44.1: A Love Story
The sampling theorem - variously named after Shannon, Nyquist, Whittaker, Kotelnikov, and others that Wikipedia isn’t telling me about - ends up being extremely important to my great love, audio. The statement of it I find easiest to think about is this:
A continuous function whose Fourier Transform reveals no frequencies above B Hz is completely determined by sampling at 2B Hz.
The proof and history are both also interesting, so I encourage you to read more about them at your local library.
Next question: what’s the upper range of human hearing? Normally we top out at around 20 kHz, but that’s for young people and there’s also variation. Provided you have good enough sound reproduction equipment, you can test yours with something like this video. (Mine tops out at about 15.5 kHz, it looks like, which is not only good for my age but surprising given how much music I listen to.)
So let’s over-engineer a bit (because we can) for that one kid in our school who took the mosquito ringtone and pitch-shifted it up so that only they could hear it. A reasonable sampling frequency to capture the spectrum of human hearing must therefore be, by Sampling theorem above, at least 40 kHz. And let’s say we pick as our sampling rate 44.1 kHz, which gives us a frequency bound at 22.05 kHz; enough to appease that kid.
This choice isn’t arbitrary at all; it’s in fact the choice that Sony and Phillips made when it came time to encode audio onto VHS tapes. It’s compatible therefore with both PAL and NTSC (so standards from the 1940s and 1950s) for reasons I’m not going to go into because they happened too far before I was born.
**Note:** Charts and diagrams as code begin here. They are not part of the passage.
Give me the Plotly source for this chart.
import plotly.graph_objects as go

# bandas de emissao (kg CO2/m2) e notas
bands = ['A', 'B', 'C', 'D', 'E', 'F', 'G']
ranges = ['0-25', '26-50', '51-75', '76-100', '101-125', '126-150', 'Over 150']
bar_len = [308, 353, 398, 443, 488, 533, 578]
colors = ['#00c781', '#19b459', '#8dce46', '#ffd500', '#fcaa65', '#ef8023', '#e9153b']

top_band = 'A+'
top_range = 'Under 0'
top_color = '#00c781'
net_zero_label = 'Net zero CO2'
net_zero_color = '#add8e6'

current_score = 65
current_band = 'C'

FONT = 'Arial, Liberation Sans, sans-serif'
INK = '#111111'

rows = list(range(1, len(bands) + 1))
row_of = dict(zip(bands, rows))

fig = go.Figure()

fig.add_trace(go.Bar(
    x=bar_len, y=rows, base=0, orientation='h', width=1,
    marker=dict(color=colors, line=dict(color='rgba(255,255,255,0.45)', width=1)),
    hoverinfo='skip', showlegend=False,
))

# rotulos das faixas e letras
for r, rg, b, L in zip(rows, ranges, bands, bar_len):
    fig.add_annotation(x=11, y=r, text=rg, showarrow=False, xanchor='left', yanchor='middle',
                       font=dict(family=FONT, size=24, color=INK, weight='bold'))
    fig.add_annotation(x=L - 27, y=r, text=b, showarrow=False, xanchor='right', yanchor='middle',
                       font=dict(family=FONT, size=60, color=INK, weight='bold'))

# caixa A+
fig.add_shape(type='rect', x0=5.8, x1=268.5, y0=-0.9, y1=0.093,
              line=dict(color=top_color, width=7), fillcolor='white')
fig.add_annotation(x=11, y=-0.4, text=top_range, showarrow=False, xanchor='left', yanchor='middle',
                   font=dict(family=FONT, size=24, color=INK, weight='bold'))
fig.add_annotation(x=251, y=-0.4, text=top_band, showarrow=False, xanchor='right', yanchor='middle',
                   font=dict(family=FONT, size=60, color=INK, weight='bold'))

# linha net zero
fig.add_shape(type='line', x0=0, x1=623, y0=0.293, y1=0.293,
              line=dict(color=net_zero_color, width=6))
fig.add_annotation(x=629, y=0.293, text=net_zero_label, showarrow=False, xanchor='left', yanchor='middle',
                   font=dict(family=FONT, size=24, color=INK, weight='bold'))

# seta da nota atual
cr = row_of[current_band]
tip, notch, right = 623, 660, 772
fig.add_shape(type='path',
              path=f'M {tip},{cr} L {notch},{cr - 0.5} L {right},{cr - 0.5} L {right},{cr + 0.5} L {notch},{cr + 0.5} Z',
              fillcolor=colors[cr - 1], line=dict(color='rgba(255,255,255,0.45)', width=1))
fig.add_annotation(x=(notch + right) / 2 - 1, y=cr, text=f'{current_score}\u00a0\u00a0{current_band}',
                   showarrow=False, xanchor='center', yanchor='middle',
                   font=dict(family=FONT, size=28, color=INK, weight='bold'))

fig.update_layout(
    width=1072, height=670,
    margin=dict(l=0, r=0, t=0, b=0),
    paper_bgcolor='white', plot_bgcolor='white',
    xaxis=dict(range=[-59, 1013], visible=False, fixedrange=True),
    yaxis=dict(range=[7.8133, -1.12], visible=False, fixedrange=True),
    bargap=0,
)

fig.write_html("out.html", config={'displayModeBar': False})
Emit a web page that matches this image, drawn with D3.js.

Phillips and Sony are also the two companies who created the next major standard for digital audio storage. And so, my beloved audio CDs (standard published in 1980) are all encoded using a sampling rate of - wait for it - 44.1. (Vinyl records and cassette tapes are analog and therefore not invited to this party.)
When I Linuxed my previous laptop Jeska, it was the first time I had been really able to see in a very real way how much of the system worked. (This seems to be something of a common thread among Linux users.) In particular, I could see CPU usage, and I could see how high the CPU usage was when playing audio.
After on-and-off searching the Internet (keeping in mind that this was almost a decade ago), I discovered that there were two problems causing this.
The first was that I had pulseaudio installed, which was easily fixed. (That sounds like a throwaway - and it is - but I will come back to it in a moment).
The second was that, by default, the sample rate for the system was set at 48
kHz. This was nonsense to me: all of my audio was ripped from CDs, so why
would I bother with the (computationally) expensive process of resampling all
of it to 48? A handful of lines in ~/.asoundrc
and the problem was fixed:
audio was sent directly to the card at 44.1, and if it was resampling, it was
doing it in hardware and I didn’t see the effects of it anymore.
The way pulse made it worse is fascinating, though. In the default configuration, it seems to have been resampling again, for a total of two resamples, for reasons that are beyond me. While this isn’t harmful to the signal itself - nothing is lost by upsampling and then downsampling to the original sample rate - it’s a surprising waste to find in a system.
Anyway, I’ve kept those configurations, and most of the music too (though I rip in Vorbis now, which has probably saved me the cost of a larger hard drive). And the vast body of audio available to me not from CDs (i.e., on the Internet) has been as 44.1 as the day is long. I have a more modern machine now, with actual sound acceleration and a real CPU, so I wouldn’t notice the resampling overhead, but I like not having the waste there.
And here’s what I’ve been leading up to. Opus is starting to see serious use now (four years is a reasonable lag time from standardization to adoption, I suppose) on the great audio sites of the web (Youtube), and of course carries with it claims and data that it beats the pants off every other format ever at all bandwidth constraints. But it doesn’t have a very wide selection of sample rates. The 44.1 is gone (why?) in favor of a 48 with an RFC-mandated cap at 20 kHz (what are you DOING).
I actually do know the reason they’re doing it this way (and so do you if you read the next couple paragraphs of the RFC, but I blame you not at all if you didn’t), and I don’t like it - they wanted the sample rates to evenly divide the fullband rate, but that doesn’t justify the choice of fullband rate to me. 44.1, 22.05, 14.7, 11.025, 7.35 is no less appealing a rate collection than the 48, 24, 16, 12, 8 that Opus provides - it’s just prettier. And for some reason, we care a lot about that. Enough to upsample everything, despite clamping to a lower maximum frequency.